Dua , Allah (c.c) ye verilen emirler manzumesi olarak yapıldığı müddetçe , hiç bir şekilde kabul şayan olmayacaktır. Dua , kulun Rabbine olan aczini ifade eden , kulluk şuurunu ayakta tutan bir araç ve , isteklerimizin kabulü için onun koyduğu şartların yerine getirildiği müddetçe kabule şayan olacaktır. Bu şuur içinde olmayan kullar , rant amaçlı şebekeler tarafından yazılmış olan dua kitaplarını alarak , içindeki duaların okunduğu anda kabul edileceğini zanneden saf ve zavallı kişiler olmaktan kurtulamazlar.
Bu noktada , bu kitapları satarak insanların umutlarını sömüren din tüccarlarına bir kaç hatırlatmamız olacaktır;
[009.034] Ey inananlar! Hahamlar ve rahiplerin çoğu, insanların mallarını haksızlıkla yerler. Allah yolundan alıkoyarlar. Altın ve gümüşü biriktirip Allah yolunda sarf etmeyenlere can yakıcı bir azabı müjdele. Bunlar cehennem ateşinde kızdırıldığı gün, alınları, böğürleri ve sırtları onlarla dağlanacak, «Bu, kendiniz için biriktirdiğinizdir; biriktirdiğinizi tadın» denecek.
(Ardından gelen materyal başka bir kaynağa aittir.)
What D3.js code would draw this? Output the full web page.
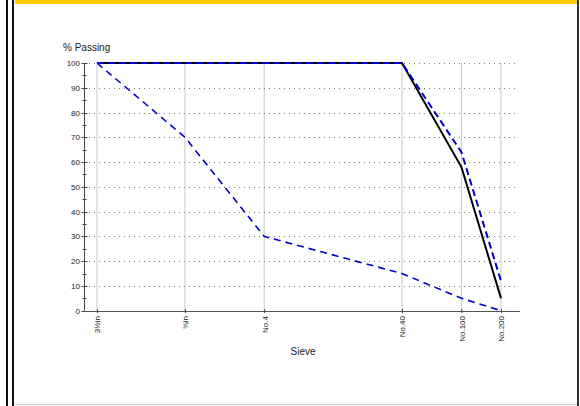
<!DOCTYPE html>
<html><head><meta charset="utf-8">
<script src="https://cdn.jsdelivr.net/npm/d3@7/dist/d3.min.js"></script>
<style>body{margin:0;background:#fff;}svg{display:block;font-family:Arial,"Liberation Sans",sans-serif;}</style>
</head><body>
<svg id="c" width="580" height="406"></svg>
<script>
const sieves = ["3½in","¾in","No.4","No.40","No.100","No.200"];
const sizesMm = [88.9, 19.05, 4.75, 0.425, 0.15, 0.075];
const seriesBlack = [100,100,100,100,58,5];
const seriesUpper = [100,100,100,100,64,12];
const seriesLower = [100,70,30,15,5,0];
const yTicks = [0,10,20,30,40,50,60,70,80,90,100];

const svg = d3.select("#c");
// frame
svg.append("rect").attr("x",6).attr("y",0).attr("width",2).attr("height",406).attr("fill","#111");
svg.append("rect").attr("x",12).attr("y",0).attr("width",2).attr("height",406).attr("fill","#111");
svg.append("rect").attr("x",15).attr("y",0).attr("width",562).attr("height",4).attr("fill","#ffc800");
svg.append("rect").attr("x",577).attr("y",0).attr("width",2).attr("height",406).attr("fill","#333");
svg.append("line").attr("x1",15).attr("x2",577).attr("y1",404.5).attr("y2",404.5).attr("stroke","#c8c8c8");

const x = d3.scaleLog().domain([sizesMm[0], sizesMm[sizesMm.length-1]]).range([97,501]);
const y = d3.scaleLinear().domain([0,100]).range([310.7,63]);
const axL = 84, axR = 520, gridR = 517;

const g = svg.append("g");
// vertical grid
g.selectAll(".vg").data(sizesMm).join("line")
  .attr("x1",d=>x(d)).attr("x2",d=>x(d)).attr("y1",y(100)).attr("y2",y(0))
  .attr("stroke","#c8c8c8").attr("stroke-width",1);
// horizontal dotted grid
g.selectAll(".hg").data(yTicks.filter(d=>d>0)).join("line")
  .attr("x1",axL).attr("x2",gridR).attr("y1",d=>Math.round(y(d))+0.5).attr("y2",d=>Math.round(y(d))+0.5)
  .attr("stroke","#7a7a7a").attr("stroke-width",1).attr("stroke-dasharray","1,4");

// y axis
const yAxis = d3.axisLeft(y).tickValues(yTicks).tickSize(0).tickPadding(4);
const ya = svg.append("g").attr("transform",`translate(${axL+0.5},0)`).call(yAxis);
ya.select(".domain").remove();
ya.selectAll("text").attr("font-size","8px").attr("fill","#222").attr("x",-4.5);
svg.append("line").attr("x1",axL+0.5).attr("x2",axL+0.5).attr("y1",y(100)).attr("y2",y(0)).attr("stroke","#444");
const minor = d3.range(0,101,5);
svg.selectAll(".yt").data(minor).join("line")
  .attr("x1",d=>axL+0.5-(d%10===0?3:2)).attr("x2",d=>axL+0.5+(d%10===0?3:2))
  .attr("y1",d=>Math.round(y(d))+0.5).attr("y2",d=>Math.round(y(d))+0.5)
  .attr("stroke","#444");

// x axis
svg.append("line").attr("x1",axL).attr("x2",axR).attr("y1",Math.round(y(0))+0.5).attr("y2",Math.round(y(0))+0.5).attr("stroke","#555");
const xAxis = d3.axisBottom(x).tickValues(sizesMm).tickFormat((d,i)=>sieves[i]).tickSize(3);
const xa = svg.append("g").attr("transform",`translate(0,${Math.round(y(0))-1})`).call(xAxis);
xa.select(".domain").remove();
xa.selectAll(".tick line").attr("stroke","#444").attr("y1",-1).attr("y2",3);
xa.selectAll("text").attr("font-size","8px").attr("fill","#222")
  .attr("text-anchor","end").attr("transform","rotate(-90)")
  .attr("x",-6).attr("y",0).attr("dy","0.35em");

// series
const line = d3.line().x((d,i)=>x(sizesMm[i])).y(d=>y(d));
svg.append("path").datum(seriesBlack).attr("d",line).attr("fill","none").attr("stroke","#000").attr("stroke-width",2);
svg.append("path").datum(seriesUpper).attr("d",line).attr("fill","none").attr("stroke","#0000d0").attr("stroke-width",2).attr("stroke-dasharray","7,4");
svg.append("path").datum(seriesLower).attr("d",line).attr("fill","none").attr("stroke","#0000d0").attr("stroke-width",1.6).attr("stroke-dasharray","7,5");

// titles
svg.append("text").attr("x",63).attr("y",51).attr("font-size","10px").attr("fill","#222").text("% Passing");
svg.append("text").attr("x",303).attr("y",355).attr("text-anchor","middle").attr("font-size","10px").attr("fill","#222").text("Sieve");
</script>
</body></html>
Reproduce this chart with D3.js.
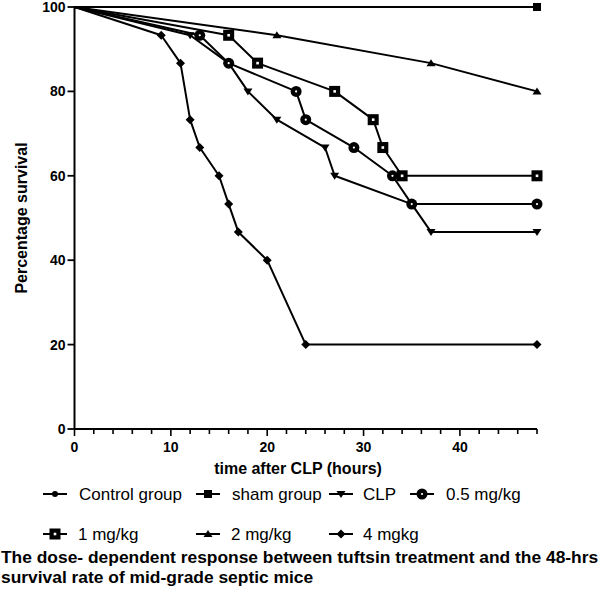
<!DOCTYPE html>
<html><head><meta charset="utf-8">
<script src="https://cdn.jsdelivr.net/npm/d3@7"></script>
<style>body{margin:0;background:#fff}svg{display:block}text{font-family:"Liberation Sans",Arial,sans-serif;fill:#000}</style>
</head><body>
<script>
// ---- data (time in hours, percentage survival) ----
const seriesNames = ["Control group","sham group","CLP","0.5 mg/kg","1 mg/kg","2 mg/kg","4 mgkg"];
const controlTime = [0,48];
const controlSurv = [100,100];
const shamTime = [0,48];
const shamSurv = [100,100];
const clpTime = [0,12,16,18,21,26,27,35,37,48];
const clpSurv = [100,93.3,86.7,80,73.3,66.7,60,53.3,46.7,46.7];
const d05Time = [0,13,16,23,24,29,33,35,48];
const d05Surv = [100,93.3,86.7,80,73.3,66.7,60,53.3,53.3];
const d1Time = [0,16,19,27,31,32,34,48];
const d1Surv = [100,93.3,86.7,80,73.3,66.7,60,60];
const d2Time = [0,21,37,48];
const d2Surv = [100,93.3,86.7,80];
const d4Time = [0,9,11,12,13,15,16,17,20,24,48];
const d4Surv = [100,93.3,86.7,73.3,66.7,60,53.3,46.7,40,20,20];
const xTicks = [0,10,20,30,40];
const yTicks = [0,20,40,60,80,100];
const xTitle = "time after CLP (hours)";
const yTitle = "Percentage survival";
const caption = ["The dose- dependent response between tuftsin treatment and the 48-hrs",
                 "survival rate of mid-grade septic mice"];

const W=600,H=598;
const svg=d3.select("body").append("svg").attr("width",W).attr("height",H);
const x=d3.scaleLinear().domain([0,48]).range([74.5,537]);
const y=d3.scaleLinear().domain([0,100]).range([429,7]);

// axes
const gx=svg.append("g").attr("transform",`translate(0,${y(0)})`);
gx.append("line").attr("x1",x(0)).attr("x2",x(48)).attr("stroke","#000").attr("stroke-width",2);
gx.selectAll("line.mt").data(d3.range(0,49,2)).join("line").attr("class","mt")
  .attr("x1",d=>x(d)).attr("x2",d=>x(d)).attr("y1",0).attr("y2",d=>d%10===0?7:5)
  .attr("stroke","#000").attr("stroke-width",1.6);
gx.selectAll("text").data(xTicks).join("text").attr("x",d=>x(d)).attr("y",23)
  .attr("text-anchor","middle").attr("font-size",14).attr("font-weight","bold").text(d=>d);
const gy=svg.append("g").attr("transform",`translate(${x(0)},0)`);
gy.append("line").attr("y1",y(0)).attr("y2",y(100)).attr("stroke","#000").attr("stroke-width",2);
gy.selectAll("line.t").data(yTicks).join("line").attr("class","t")
  .attr("x1",-7).attr("x2",0).attr("y1",d=>y(d)).attr("y2",d=>y(d)).attr("stroke","#000").attr("stroke-width",1.8);
gy.selectAll("text").data(yTicks).join("text").attr("x",-9).attr("y",d=>y(d)+5)
  .attr("text-anchor","end").attr("font-size",14).attr("font-weight","bold").text(d=>d);
svg.append("text").attr("x",298).attr("y",474).attr("text-anchor","middle")
  .attr("font-size",16).attr("font-weight","bold").text(xTitle);
svg.append("text").attr("transform",`translate(27,${y(50)}) rotate(-90)`).attr("text-anchor","middle")
  .attr("font-size",16).attr("font-weight","bold").text(yTitle);

// marker drawers
function mk(g,type,cx,cy){
  const s=g.append("g").attr("transform",`translate(${cx},${cy})`);
  switch(type){
    case "dot": s.append("circle").attr("r",3).attr("fill","#000"); break;
    case "fsquare": s.append("rect").attr("x",-4).attr("y",-4).attr("width",8).attr("height",8).attr("fill","#000"); break;
    case "tdown": s.append("path").attr("d","M-4.5,-3L4.5,-3L0,4Z").attr("fill","#000"); break;
    case "tup": s.append("path").attr("d","M-4.5,3L4.5,3L0,-4Z").attr("fill","#000"); break;
    case "circ": s.append("circle").attr("r",5.5).attr("fill","#000");
                 s.append("circle").attr("r",1.1).attr("fill","#fff"); break;
    case "osquare": s.append("rect").attr("x",-5.5).attr("y",-5.5).attr("width",11).attr("height",11).attr("fill","#000");
                 s.append("rect").attr("x",-1.3).attr("y",-1.3).attr("width",2.6).attr("height",2.6).attr("fill","#fff"); break;
    case "diamond": s.append("path").attr("d","M0,-4.5L4.5,0L0,4.5L-4.5,0Z").attr("fill","#000"); break;
  }
}
const series=[
  {t:d4Time,s:d4Surv,m:"diamond"},
  {t:d2Time,s:d2Surv,m:"tup"},
  {t:clpTime,s:clpSurv,m:"tdown"},
  {t:d05Time,s:d05Surv,m:"circ"},
  {t:d1Time,s:d1Surv,m:"osquare"},
  {t:controlTime,s:controlSurv,m:"dot"},
  {t:shamTime,s:shamSurv,m:"fsquare"}
];
const line=d3.line().x(d=>x(d[0])).y(d=>y(d[1]));
const gp=svg.append("g");
series.forEach(se=>{
  const pts=se.t.map((t,i)=>[t,se.s[i]]);
  gp.append("path").attr("d",line(pts)).attr("fill","none").attr("stroke","#000").attr("stroke-width",2).attr("stroke-linejoin","round");
});
series.forEach(se=>{
  se.t.forEach((t,i)=>{ if(i>0) mk(gp,se.m,x(t),y(se.s[i])); });
});

// legend
const legendItems=[
  {n:seriesNames[0],m:"dot",lx:43,tx:79,ly:494},
  {n:seriesNames[1],m:"fsquare",lx:196,tx:232,ly:494},
  {n:seriesNames[2],m:"tdown",lx:329,tx:363,ly:494},
  {n:seriesNames[3],m:"circ",lx:410,tx:446,ly:494},
  {n:seriesNames[4],m:"osquare",lx:43,tx:78,ly:534},
  {n:seriesNames[5],m:"tup",lx:196,tx:231,ly:534},
  {n:seriesNames[6],m:"diamond",lx:329,tx:363,ly:534}
];
const gl=svg.append("g");
legendItems.forEach(it=>{
  gl.append("line").attr("x1",it.lx).attr("x2",it.lx+24).attr("y1",it.ly).attr("y2",it.ly).attr("stroke","#000").attr("stroke-width",2);
  mk(gl,it.m,it.lx+12,it.ly);
  gl.append("text").attr("x",it.tx).attr("y",it.ly+6).attr("font-size",17).text(it.n);
});
svg.selectAll("text.cap").data(caption).join("text").attr("class","cap")
  .attr("x",1).attr("y",(d,i)=>563+i*20).attr("font-size",17.4).attr("font-weight","bold").text(d=>d);
</script>
</body></html>
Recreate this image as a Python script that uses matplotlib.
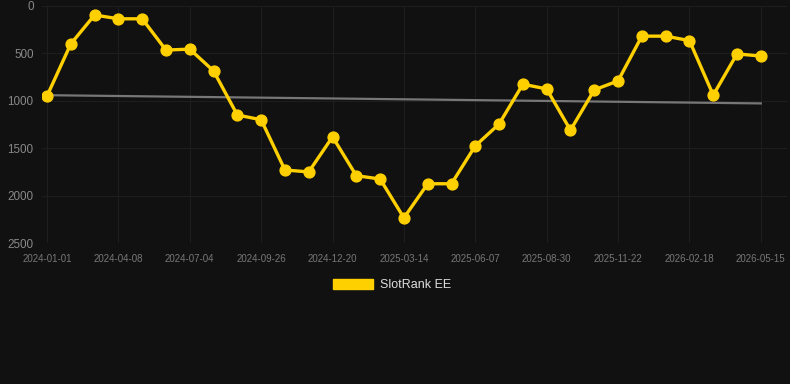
import numpy as np
import matplotlib.pyplot as plt
from matplotlib.patches import Patch

plt.rcParams['font.family'] = ['Liberation Sans', 'DejaVu Sans']

# rank per sample point, evenly spaced; only every third date is labelled
rank = [950, 400, 95, 135, 135, 465, 455, 685, 1150, 1200,
        1730, 1750, 1380, 1790, 1825, 2235, 1875, 1875, 1475, 1245,
        825, 875, 1310, 885, 790, 318, 318, 365, 940, 505, 528]
tick_labels = ['2024-01-01', '2024-04-08', '2024-07-04', '2024-09-26', '2024-12-20',
               '2025-03-14', '2025-06-07', '2025-08-30', '2025-11-22', '2026-02-18',
               '2026-05-15']

bg = '#111111'
yellow = '#FFD000'
x = np.arange(len(rank))

fig = plt.figure(figsize=(7.9, 3.84), dpi=100, facecolor=bg)
ax = fig.add_axes([42/790, 1-243/384, 745/790, 237/384])
ax.set_facecolor(bg)

# linear trend
m, c = np.polyfit(x, rank, 1)
ax.plot(x, m*x + c, color='#777777', lw=1.6, zorder=2)

ax.plot(x, rank, color=yellow, lw=2.4, marker='o', ms=7.8, zorder=3)

ax.set_ylim(2500, 0)
ax.set_yticks([0, 500, 1000, 1500, 2000, 2500])
ax.set_xlim(-0.21, 31.1)
ax.set_xticks(x[::3])
ax.set_xticklabels(tick_labels)

ax.grid(True, color='#1e1e1e', lw=0.8)
ax.set_axisbelow(True)
for s in ax.spines.values():
    s.set_visible(False)
ax.tick_params(axis='both', length=0)
ax.tick_params(axis='y', colors='#888888', labelsize=8.4, pad=6)
ax.tick_params(axis='x', colors='#777777', labelsize=7, pad=8)

fig.legend(handles=[Patch(color=yellow, label='SlotRank EE')], loc='center',
           bbox_to_anchor=(392/790, 1-285/384), frameon=False,
           fontsize=9, labelcolor='#dddddd', handlelength=3.2, handleheight=0.9,
           handletextpad=0.5)

fig.savefig('out.png', dpi=100, facecolor=bg)
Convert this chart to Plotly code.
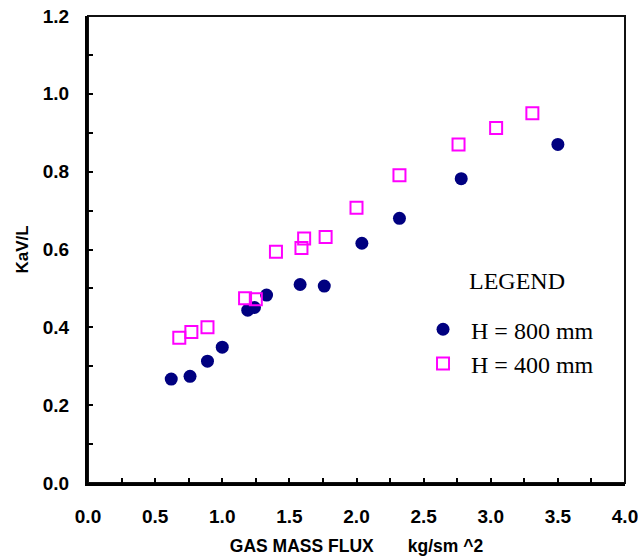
import plotly.graph_objects as go

# Data
x_800 = [0.62, 0.76, 0.89, 1.00, 1.19, 1.24, 1.33, 1.58, 1.76, 2.04, 2.32, 2.78, 3.50]
y_800 = [0.267, 0.274, 0.313, 0.349, 0.444, 0.451, 0.483, 0.510, 0.506, 0.616, 0.680, 0.782, 0.870]
x_400 = [0.68, 0.77, 0.89, 1.17, 1.25, 1.40, 1.59, 1.61, 1.77, 2.00, 2.32, 2.76, 3.04, 3.31]
y_400 = [0.373, 0.388, 0.400, 0.475, 0.472, 0.594, 0.604, 0.628, 0.632, 0.707, 0.791, 0.870, 0.912, 0.950]

name_800 = "H = 800 mm"
name_400 = "H = 400 mm"
x_title = "GAS MASS FLUX" + "\u00a0" * 7 + "kg/sm ^2"
y_title = "KaV/L"
legend_title = "LEGEND"

sans = "Liberation Sans, Arial, sans-serif"
serif = "Liberation Serif, Times New Roman, serif"

fig = go.Figure()
fig.add_trace(go.Scatter(
    x=x_800, y=y_800, mode="markers", name=name_800, legendgroup="g1",
    marker=dict(symbol="circle", size=13, color="#000080", line=dict(width=0)),
))
fig.add_trace(go.Scatter(
    x=x_400, y=y_400, mode="markers", name=name_400, legendgroup="g2",
    marker=dict(symbol="square-open", size=12, color="#FF00FF", line=dict(width=2, color="#FF00FF")),
))

axis_common = dict(
    showgrid=False, zeroline=False, showline=True, linecolor="black", linewidth=3,
    ticks="inside", ticklen=5, tickwidth=2, tickcolor="black",
    tickformat=".1f",
    tickfont=dict(family=sans, size=19, color="black", weight="bold"),
    mirror=False, automargin=False, ticklabeloverflow="allow",
)

fig.update_layout(
    width=638, height=556,
    margin=dict(l=88, r=13, t=16, b=73),
    paper_bgcolor="white", plot_bgcolor="white",
    xaxis=dict(
        range=[0, 4.0], dtick=0.5, tick0=0,
        minor=dict(dtick=0.25, ticks="inside", ticklen=5, tickwidth=2, tickcolor="black"),
        ticklabelstandoff=14,
        title=dict(text=x_title, font=dict(family=sans, size=17.5, color="black", weight="bold"), standoff=14),
        **axis_common,
    ),
    yaxis=dict(
        range=[0, 1.2], dtick=0.2, tick0=0,
        minor=dict(dtick=0.1, ticks="inside", ticklen=5, tickwidth=2, tickcolor="black"),
        ticklabelstandoff=12,
        title=dict(text=y_title, font=dict(family=sans, size=17, color="black", weight="bold"), standoff=10),
        **axis_common,
    ),
    showlegend=True,
    legend=dict(
        x=0.609, y=0.3766, xanchor="left", yanchor="top",
        bgcolor="rgba(0,0,0,0)", borderwidth=0,
        font=dict(family=serif, size=24, color="black"),
        itemwidth=46, tracegroupgap=0,
    ),
    annotations=[
        dict(text=legend_title, xref="paper", yref="paper", x=0.7989, y=0.4336,
             xanchor="center", yanchor="middle", showarrow=False,
             font=dict(family=serif, size=24, color="black")),
    ],
)

# Frame of the plot area: top and right edges thinner than the axes
fig.add_shape(type="rect", xref="x domain", yref="y domain", x0=0, x1=1, y0=0, y1=1,
              line=dict(color="#111111", width=2), fillcolor="rgba(0,0,0,0)", layer="below")

fig.write_html("out.html", config={"displayModeBar": False},
               post_script="document.body.style.margin='0';")
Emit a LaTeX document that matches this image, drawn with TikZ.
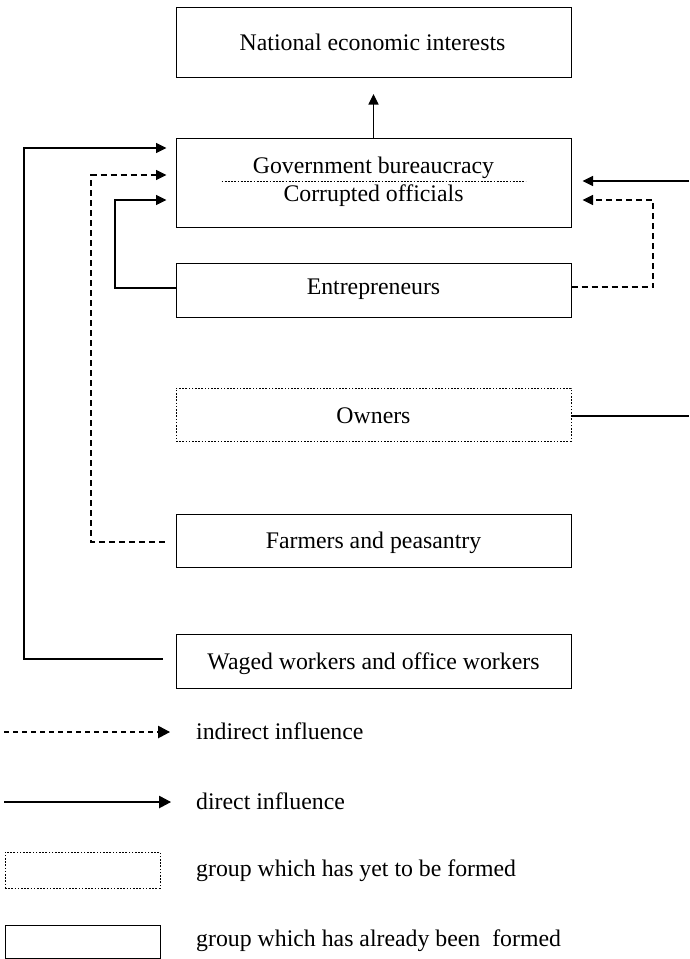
\documentclass[tikz,border=0pt]{standalone}
\usepackage{fontspec}
\setmainfont{Liberation Serif}
\usetikzlibrary{arrows.meta,calc}
\begin{document}
\begin{tikzpicture}[x=1pt,y=-1pt,
  txt/.style={font=\fontsize{23.8}{28}\selectfont,inner sep=0pt,anchor=base},
  lgd/.style={txt,anchor=base west},
  box/.style={draw,line width=1pt,minimum width=395pt,inner sep=0pt},
  future/.style={box,dash pattern=on 1.6pt off 1.6pt},
  link/.style={line width=1.1pt},
  conn/.style={link,-{Triangle[length=10.5pt,width=10pt]}},
  bigconn/.style={link,-{Triangle[length=12pt,width=12.5pt]}},
  ind/.style={conn,dash pattern=on 6pt off 4pt}]
\useasboundingbox (0,0) rectangle (689,959);

% group boxes
\node[box,minimum height=70pt] (nat) at (373.5,42.5) {};
\node[box,minimum height=89pt] (gov) at (373.5,182.5) {};
\node[box,minimum height=54pt] (ent) at (373.5,290) {};
\node[future,minimum height=53pt] (own) at (373.5,414.5) {};
\node[box,minimum height=53pt] (farm) at (373.5,540.5) {};
\node[box,minimum height=54pt] (wag) at (373.5,661) {};

% box captions (placed on their baselines)
\node[txt] (natT) at ($(nat.center)+(-1,8)$) {National economic interests};
\node[txt] (gb) at ($(gov.center)+(0,-9)$) {Government bureaucracy};
\node[txt] (co) at ($(gov.center)+(0,18.5)$) {Corrupted officials};
\draw[line width=1.2pt,dash pattern=on 1.8pt off 1.4pt]
  ($(gov.west)+(46,-1)$) coordinate (dl) -- ($(gov.east)+(-46,-1)$) coordinate (dr);
\node[txt] (entT) at ($(ent.center)+(0,4.5)$) {Entrepreneurs};
\node[txt] (ownT) at ($(own.center)+(0,9)$) {Owners};
\node[txt] (farmT) at ($(farm.center)+(0,7.5)$) {Farmers and peasantry};
\node[txt] (wagT) at ($(wag.center)+(0,8.5)$) {Waged workers and office workers};

% influence of the bureaucracy on national interests
\draw[conn,shorten >=16pt] (gov.north) -- (nat.south);

% left-hand connectors
\draw[conn,shorten >=9pt] ([xshift=-13pt,yshift=2pt]wag.west) -| (24,148)
  -- ($(gov.west)+(0,-34.5)$);
\draw[ind,shorten >=9pt] ([xshift=-11pt,yshift=-1.5pt]farm.west) -| (91,175)
  -- ($(gov.west)+(0,-7.5)$);
\draw[conn,shorten >=9pt] ([yshift=2pt]ent.west) -| (115,200)
  -- ($(gov.west)+(0,17.5)$);

% right-hand connectors
\coordinate (rin) at (689,181);
\draw[conn,shorten >=11pt] (rin) -- ($(gov.east)+(0,-1.5)$);
\draw[ind,shorten >=11pt] ([yshift=3pt]ent.east) -| (653,200)
  -- ($(gov.east)+(0,17.5)$);
\coordinate (rout) at (689,416);
\draw[link] ([yshift=-1.5pt]own.east) -- (rout);

% legend
\coordinate (l1a) at (4,732); \coordinate (l1b) at (170,732);
\draw[bigconn,dash pattern=on 5pt off 4pt] (l1a) -- (l1b);
\node[lgd] (t1) at (196,739.5) {indirect influence};
\coordinate (l2a) at (4,802); \coordinate (l2b) at (171,802);
\draw[bigconn] (l2a) -- (l2b);
\node[lgd] (t2) at (196,809.5) {direct influence};
\node[future,minimum width=155pt,minimum height=36pt] (l3) at (82.5,870) {};
\node[lgd] (t3) at (196,876) {group which has yet to be formed};
\node[box,minimum width=155pt,minimum height=33pt] (l4) at (82.5,941.5) {};
\node[lgd] (t4) at (196,946) {group which has already been\ \ formed};
\end{tikzpicture}
\end{document}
Tevbe s. 34. ve 35. ayetleri eğer bugün yeniden inecek olsaydı , insanların mallarını haksızlıkla yiyen Haham ve Rahiplere ilaveten , sizlerin dün Haham ve Rahiplerin izlediği yolun aynısını izlemiş olmanız nedeniyle , muhtemelen "HOCALAR" şeklinde bir ilave olacaktı. Çünkü sizler yaptığınız umut tacirliği ile, insanların umutlarını dini yönden kullanıp ranta çevirerek, onların mallarını yiyen Haham ve Rahiplerin yollarını takip eden insanlarsınız.
Üç kuruşluk geçici dünya menfaati için , Allah (c.c) nin Arşına bile dil uzatmaya kalkmanız , yazdığınız hurafe kaynaklı duaların Allah (c.c) nin Arşını bile titretecek güçte olduğunu iddia etmeniz anlamına gelir ki bu iddialar düpedüz "Şirk" tir. Allah (c.c) nin "Azim" olarak nitelediği Arşını titretebilecek bir güç olması demek , onun gücüne karşı koyabilecek bir güç olması anlamına gelir ki , bu da başka ilahların olduğu anlamını taşır.
Tevbe s. 35. ayetinin haber verdiği akıbete düçar olmamak için yok yakın iken bu ahlaksızlıkları bırakarak , Allah (c.c) nin helal kıldığı yollardan para kazanmanın yollarını arayın , yarın pişmanlığın fayda vermeyeceği gün dünyada şefaatçi sandığımız bazı kimseler bile kendi derdine düşerek sizleri görmeyecek ve sizi kimse asla kurtaramayacaktır.